Équateur : « Daniel Noboa veut instaurer un néolibéralisme autoritaire », décrypte le politologue Eduardo Meneses

Créditée de onze points de moins que son adversaire par les autorités électorales équatoriennes, la candidate porte-étendard de l’alliance progressiste Luisa González a dénoncé une « fraude électorale grotesque » et a refusé de reconnaître les résultats.

Dans le camp corréiste, certains élus locaux et alliés politiques ont toutefois reconnu la victoire du libéral Daniel Noboa, tout comme l’UE, les États-Unis et l’Organisation des États américains, mais aussi les gouvernements de gauche brésilien, chilien, colombien, uruguayen ou encore espagnol. De son côté, la présidente du Mexique Claudia Sheinbaum s’est montrée plus prudente en déclarant qu’elle attendrait le décompte final avant de se prononcer.

Sur quoi se fondent les allégations de fraude avancées par Luisa González ?

Eduardo Meneses

politologue

Absolument tous les observateurs et les enquêtes d’opinion prévoyaient une élection extrêmement serrée, il est donc difficile de croire aux chiffres annoncés par le Conseil national électoral (CNE, victoire de Daniel Noboa avec 56,63 % contre 44,37 % pour sa rivale – NDLR).

Il est totalement illogique que Luisa González ait obtenu moins de voix ce dimanche alors qu’elle a pu compter sur un soutien politique plus large grâce aux alliances nouées durant l’entre-deux-tours. Enfin, les preuves matérielles des irrégularités commises durant le scrutin commencent peu à peu à remonter.

La campagne avait déjà été entachée de graves irrégularités…

Tout à fait, il y a eu des violations aux normes constitutionnelles qui à elles seules devraient remettre en cause la légalité du scrutin. Les Équatoriens sont malheureusement habitués aux campagnes électorales qui ne se basent pas sur les programmes ou le débat d’idées.

Encore une fois, la droite a misé sur une campagne très sale, en s’appuyant notamment sur le lawfare (guerre judiciaire ou instrumentalisation de la justice à des fins politiques – NDLR) et la désinformation, ainsi que sur la peur, avec en toile de fond le contexte de violence qui frappe le pays.

Plus grave encore : le président-candidat est resté en fonction durant la campagne, ce qui est formellement interdit. Il a ainsi pu utiliser des fonds publics pour se mettre en avant, profiter de la propagande gouvernementale en sa faveur ou encore distribuer de nouvelles allocations, ce qui pourrait ressembler à de l’achat de voix. La déclaration de l’État d’urgence, décrété la veille du scrutin et pour soixante jours, laissait prévoir que quelque chose se tramait. Mais le CNE, à la botte du pouvoir, n’a jamais critiqué ces manœuvres.
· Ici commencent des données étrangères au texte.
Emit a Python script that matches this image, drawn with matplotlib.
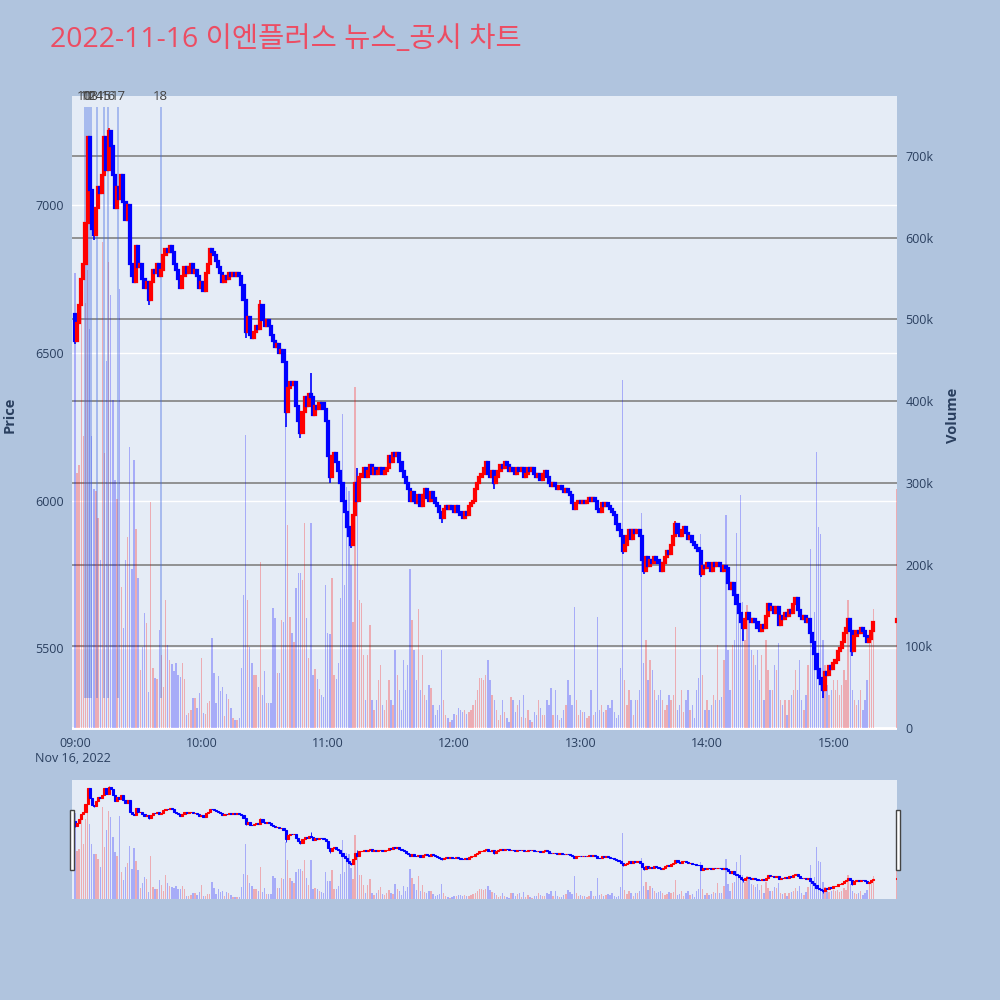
import numpy as np
import pandas as pd
import matplotlib
matplotlib.use('Agg')
import matplotlib.pyplot as plt
from matplotlib.patches import Rectangle
from matplotlib.transforms import blended_transform_factory
from matplotlib.ticker import FuncFormatter

plt.rcParams['font.family'] = ['Open Sans', 'Noto Sans CJK KR', 'DejaVu Sans']

# ---- data (1-minute candles, 2022-11-16) ----
first_open = 6630
closes = [
    6540, 6600, 6660, 6750, 6800, 6940, 7230, 7050, 6920, 6900,
    6990, 7060, 7040, 7100, 7230, 7120, 7250, 7200, 7100, 6990,
    7060, 7020, 7100, 7010, 6950, 7000, 6800, 6760, 6740, 6860,
    6790, 6800, 6750, 6720, 6740, 6680, 6740, 6780, 6770, 6800,
    6760, 6780, 6830, 6850, 6840, 6860, 6840, 6800, 6780, 6750,
    6720, 6760, 6790, 6770, 6790, 6800, 6770, 6780, 6760, 6720,
    6740, 6710, 6770, 6800, 6850, 6840, 6830, 6810, 6790, 6770,
    6740, 6760, 6750, 6770, 6760, 6770, 6760, 6770, 6760, 6730,
    6680, 6570, 6620, 6560, 6550, 6570, 6590, 6580, 6660, 6610,
    6590, 6610, 6590, 6560, 6540, 6520, 6530, 6500, 6510, 6470,
    6300, 6380, 6400, 6390, 6400, 6320, 6270, 6230, 6300, 6350,
    6320, 6360, 6350, 6290, 6320, 6310, 6330, 6330, 6310, 6270,
    6150, 6080, 6150, 6160, 6130, 6100, 6060, 6000, 5960, 5910,
    5880, 5850, 5950, 6060, 6000, 6080, 6090, 6110, 6080, 6100,
    6120, 6090, 6110, 6090, 6100, 6110, 6090, 6100, 6110, 6150,
    6130, 6160, 6150, 6160, 6130, 6100, 6080, 6060, 6040, 6000,
    6030, 6000, 5990, 6020, 5980, 6020, 6040, 6010, 6000, 6030,
    6010, 5990, 5980, 5960, 5940, 5970, 5980, 5970, 5980, 5970,
    5960, 5980, 5960, 5950, 5940, 5960, 5950, 5980, 5990, 6000,
    6040, 6060, 6080, 6090, 6110, 6130, 6090, 6080, 6100, 6060,
    6080, 6100, 6120, 6110, 6130, 6120, 6100, 6110, 6100, 6090,
    6110, 6100, 6110, 6080, 6090, 6110, 6100, 6110, 6090, 6080,
    6090, 6070, 6090, 6100, 6080, 6060, 6050, 6060, 6050, 6040,
    6050, 6040, 6030, 6040, 6030, 6020, 5990, 5970, 5990, 6000,
    5990, 6000, 5990, 6000, 6010, 6000, 6010, 6000, 5970, 5960,
    5990, 5980, 5990, 5980, 5970, 5960, 5950, 5920, 5900, 5880,
    5830, 5850, 5880, 5900, 5870, 5900, 5890, 5900, 5880, 5800,
    5760, 5810, 5780, 5800, 5790, 5810, 5800, 5790, 5760, 5790,
    5810, 5830, 5820, 5850, 5880, 5920, 5890, 5880, 5900, 5910,
    5890, 5870, 5880, 5860, 5850, 5840, 5830, 5750, 5780, 5770,
    5790, 5780, 5760, 5790, 5780, 5790, 5780, 5760, 5780, 5770,
    5720, 5700, 5720, 5680, 5650, 5620, 5590, 5570, 5600, 5620,
    5600, 5590, 5600, 5590, 5570, 5560, 5580, 5570, 5610, 5650,
    5630, 5640, 5620, 5640, 5580, 5610, 5600, 5620, 5610, 5630,
    5620, 5650, 5670, 5630, 5610, 5600, 5610, 5590, 5600, 5550,
    5520, 5480, 5430, 5400, 5380, 5360, 5420, 5410, 5440, 5430,
    5450, 5460, 5490, 5500, 5520, 5550, 5570, 5600, 5560, 5490,
    5540, 5560, 5550, 5570, 5560, 5540, 5520, 5530, 5560, 5590,
]
# closing auction at 15:30
close_auction_open = 5590
close_auction_price = 5600

# wicks that reach past the candle body (minute index -> price)
wick_lows = {0: 6530, 9: 6880, 35: 6660, 81: 6550, 100: 6250, 107: 6210,
             121: 6060, 131: 5840, 174: 5925, 199: 6040, 260: 5820,
             270: 5750, 297: 5740, 317: 5525, 355: 5330, 369: 5475}
wick_highs = {16: 7260, 88: 6680, 112: 6430, 134: 6110, 285: 5930}

# volume in thousands of shares
volumes_k = [
    557, 312, 322, 534, 357, 520, 560, 488, 357, 292,
    290, 257, 206, 595, 337, 449, 570, 530, 402, 304,
    280, 537, 173, 122, 206, 234, 344, 194, 328, 243,
    184, 71, 99, 141, 129, 44, 277, 73, 61, 60,
    120, 89, 50, 157, 102, 83, 78, 70, 80, 65,
    62, 80, 60, 16, 18, 22, 37, 37, 25, 43,
    86, 18, 17, 31, 33, 110, 67, 30, 63, 45,
    50, 15, 42, 36, 25, 12, 10, 10, 12, 73,
    163, 359, 157, 99, 80, 65, 65, 50, 203, 40,
    70, 30, 30, 30, 147, 135, 67, 67, 132, 130,
    369, 249, 136, 116, 105, 171, 190, 190, 181, 251,
    135, 86, 251, 65, 72, 60, 48, 40, 38, 175,
    116, 115, 184, 65, 60, 80, 159, 384, 175, 295,
    290, 200, 130, 417, 300, 157, 153, 89, 34, 89,
    126, 34, 22, 34, 59, 77, 28, 22, 34, 59,
    34, 28, 96, 65, 47, 22, 83, 47, 77, 194,
    132, 96, 59, 145, 47, 89, 40, 34, 52, 49,
    28, 16, 22, 28, 96, 34, 16, 12, 7, 10,
    17, 16, 25, 22, 20, 22, 17, 20, 22, 28,
    34, 47, 61, 61, 59, 65, 83, 59, 40, 34,
    22, 10, 16, 34, 20, 12, 7, 38, 34, 20,
    28, 34, 13, 40, 12, 22, 10, 7, 20, 16,
    34, 25, 16, 16, 34, 28, 49, 16, 47, 16,
    10, 12, 22, 28, 59, 40, 28, 148, 34, 16,
    22, 20, 20, 12, 15, 47, 16, 20, 136, 22,
    28, 20, 22, 28, 25, 34, 20, 12, 16, 73,
    426, 59, 28, 47, 34, 16, 34, 34, 47, 263,
    80, 108, 59, 83, 71, 47, 34, 40, 47, 34,
    22, 28, 40, 34, 40, 124, 22, 28, 47, 20,
    34, 47, 22, 28, 12, 47, 61, 237, 65, 22,
    34, 22, 28, 40, 34, 102, 34, 38, 83, 261,
    96, 47, 102, 108, 239, 157, 285, 154, 108, 150,
    132, 96, 89, 77, 96, 59, 89, 34, 108, 71,
    47, 47, 77, 71, 104, 34, 28, 34, 16, 34,
    40, 47, 71, 47, 83, 34, 22, 40, 77, 219,
    105, 142, 338, 246, 238, 108, 77, 52, 40, 47,
    59, 47, 59, 40, 52, 71, 59, 157, 96, 47,
    34, 28, 34, 47, 22, 34, 59, 108, 108, 145,
]
close_auction_volume_k = 292

# news / disclosure markers
news_times = ['09:04:40', '09:05:50', '09:06:50', '09:07:35', '09:10:20',
              '09:14:00', '09:15:50', '09:20:30', '09:40:40']
news_labels = ['10', '11', '12', '13', '14', '15', '16', '17', '18']

# ---- build OHLC frame ----
day = pd.Timestamp('2022-11-16 09:00')
times = list(pd.date_range(day, periods=len(closes), freq='min')) + [pd.Timestamp('2022-11-16 15:30')]
c = np.array(closes + [close_auction_price], dtype=float)
o = np.concatenate([[first_open], c[:-2], [close_auction_open]])
df = pd.DataFrame({'time': times, 'open': o, 'close': c,
                   'volume': np.array(volumes_k + [close_auction_volume_k]) * 1000})
df['high'] = df[['open', 'close']].max(axis=1)
df['low'] = df[['open', 'close']].min(axis=1)
for k, v in wick_lows.items():
    df.loc[k, 'low'] = v
for k, v in wick_highs.items():
    df.loc[k, 'high'] = v
df['x'] = (df['time'] - day).dt.total_seconds() / 60
news_x = [(pd.Timestamp('2022-11-16 ' + t) - day).total_seconds() / 60 for t in news_times]

up = df['close'] > df['open']
cols = np.where(up, 'red', 'blue')

BG = '#B0C4DE'
PLOT_BG = '#E5ECF6'
FONT_C = '#2a3f5f'

price_lim = (df['low'].min() * 0.98, df['high'].max() * 1.015)
vol_lim = (-2500, df['volume'].max() * 1.3)
x_lim = (-1.4, 390.2)


def draw_candles(ax, body_w, lw, wick_lw):
    ax.vlines(df['x'], df['low'], df['high'], colors=cols, linewidth=wick_lw, zorder=3)
    ax.bar(df['x'], (df['close'] - df['open']).abs(), bottom=df[['open', 'close']].min(axis=1),
           width=body_w, color=cols, edgecolor=cols, linewidth=lw, zorder=4)


def draw_volume(ax, w):
    ax.bar(df['x'], df['volume'], width=w, color=cols, alpha=0.27, linewidth=0, zorder=2)


fig = plt.figure(figsize=(10, 10), dpi=100, facecolor=BG)

# ---- main chart ----
L, R = 0.072, 0.897
ax_v = fig.add_axes([L, 0.270, R - L, 0.634])
ax_v.set_facecolor(PLOT_BG)
ax_p = ax_v.twinx()
ax_v.yaxis.tick_right()
ax_p.yaxis.tick_left()

ax_v.set_xlim(*x_lim)
ax_v.set_ylim(*vol_lim)
ax_p.set_ylim(*price_lim)

# gridlines below everything
price_ticks = [5500, 6000, 6500, 7000]
vol_ticks = [0, 100000, 200000, 300000, 400000, 500000, 600000, 700000]
tr = blended_transform_factory(ax_v.transAxes, ax_p.transData)
for t in price_ticks:
    ax_v.plot([0, 1], [t, t], transform=tr, color='white', linewidth=1, zorder=0.5)
for t in vol_ticks[1:]:
    ax_v.axhline(t, color='#8a8a8a', linewidth=1.3, zorder=0.6)
ax_v.axhline(0, color='white', linewidth=2, zorder=0.7)

draw_volume(ax_v, 0.65)

# news markers
ax_p.vlines(news_x, df['low'].min(), df['high'].max() * 1.01, colors='royalblue',
            alpha=0.45, linewidth=1.2, zorder=2)
ttr = blended_transform_factory(ax_p.transData, ax_p.transAxes)
for nx_, lab in zip(news_x, news_labels):
    ax_p.text(nx_, 1.0, lab, transform=ttr, ha='center', va='center', fontsize=9.5,
              color='#444444', clip_on=False)

draw_candles(ax_p, 1.0, 1.6, 1.2)

ax_p.set_yticks(price_ticks)
ax_v.set_yticks(vol_ticks)
ax_v.yaxis.set_major_formatter(FuncFormatter(lambda v, p: '0' if v == 0 else f'{int(v / 1000)}k'))
hour_ticks = [0, 60, 120, 180, 240, 300, 360]
ax_v.set_xticks(hour_ticks)
ax_v.set_xticklabels([(day + pd.Timedelta(minutes=m)).strftime('%H:%M') for m in hour_ticks])
for a in (ax_v, ax_p):
    a.tick_params(length=0, labelsize=9, labelcolor=FONT_C, pad=6)
    for s in a.spines.values():
        s.set_visible(False)
ax_v.tick_params(axis='x', pad=5)

fig.text(0.073, 1 - 0.758, 'Nov 16, 2022', ha='center', va='center', fontsize=9, color=FONT_C)
fig.text(0.010, 1 - 0.415, 'Price', rotation=90, ha='center', va='center', fontsize=10.5,
         fontweight='bold', color=FONT_C)
fig.text(0.953, 1 - 0.415, 'Volume', rotation=90, ha='center', va='center', fontsize=10.5,
         fontweight='bold', color=FONT_C)
fig.text(0.050, 1 - 0.040, '2022-11-16 이엔플러스 뉴스_공시 차트', ha='left', va='center',
         fontsize=20.5, color='#EC4D63')

# ---- range slider ----
ax_sv = fig.add_axes([L, 1 - 0.899, R - L, 0.119])
ax_sv.set_facecolor(PLOT_BG)
ax_sp = ax_sv.twinx()
ax_sv.set_xlim(*x_lim)
ax_sv.set_ylim(*vol_lim)
ax_sp.set_ylim(*price_lim)
draw_volume(ax_sv, 0.65)
draw_candles(ax_sp, 1.0, 0.8, 0.6)
for a in (ax_sv, ax_sp):
    a.set_xticks([])
    a.set_yticks([])
    for s in a.spines.values():
        s.set_visible(False)
for hx in (0.0695, 0.8955):
    fig.patches.append(Rectangle((hx, 1 - 0.870), 0.004, 0.060, transform=fig.transFigure,
                                 facecolor='white', edgecolor='#444444', linewidth=1))

fig.savefig('out.png', dpi=100, facecolor=BG)
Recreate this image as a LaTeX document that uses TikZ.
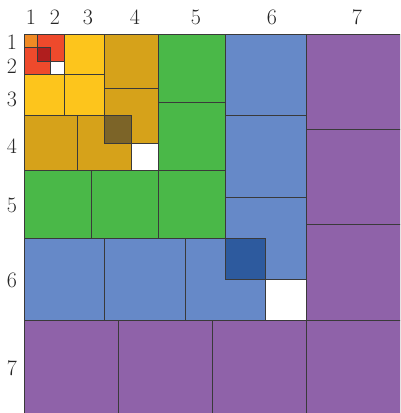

Au-delà des candidats, ce sont deux modèles de société qui s’opposaient ce dimanche…

Daniel Noboa est le candidat des intérêts d’une oligarchie qui s’applique à imposer un néolibéralisme assez particulier, dans un pays dollarisé devenu le cœur latino-américain du blanchiment d’argent et avec une criminalité organisée qui pénètre tous les secteurs économiques.

Ainsi, la stratégie de militarisation du pays au prétexte d’une « guerre contre la drogue » sert à imposer un néolibéralisme autoritaire, s’appuyant sur un régime de moins en moins démocratique. Cela fait d’ailleurs déjà plus d’un an que Noboa gouverne par décrets.

Face au démantèlement de l’État, Luisa González propose un retour de la force publique et à l’État de droit, avec un programme visant le bien du plus grand nombre, pas seulement d’une élite ou des intérêts étrangers.

À ce propos, Noboa était perçu comme le candidat de Washington.

Depuis son retour au pouvoir, en 2017, la droite n’a fait que rouvrir les portes de l’Équateur aux Américains. La coopération est faite au prétexte de lutter contre les cartels de la drogue, mais on peut se demander si les États-Unis ont vraiment intérêt à mettre fin à la violence. Présence militaire sur place, vente d’équipement sécuritaire… L’économie de guerre étas-unienne semble sortir gagnante de cette situation.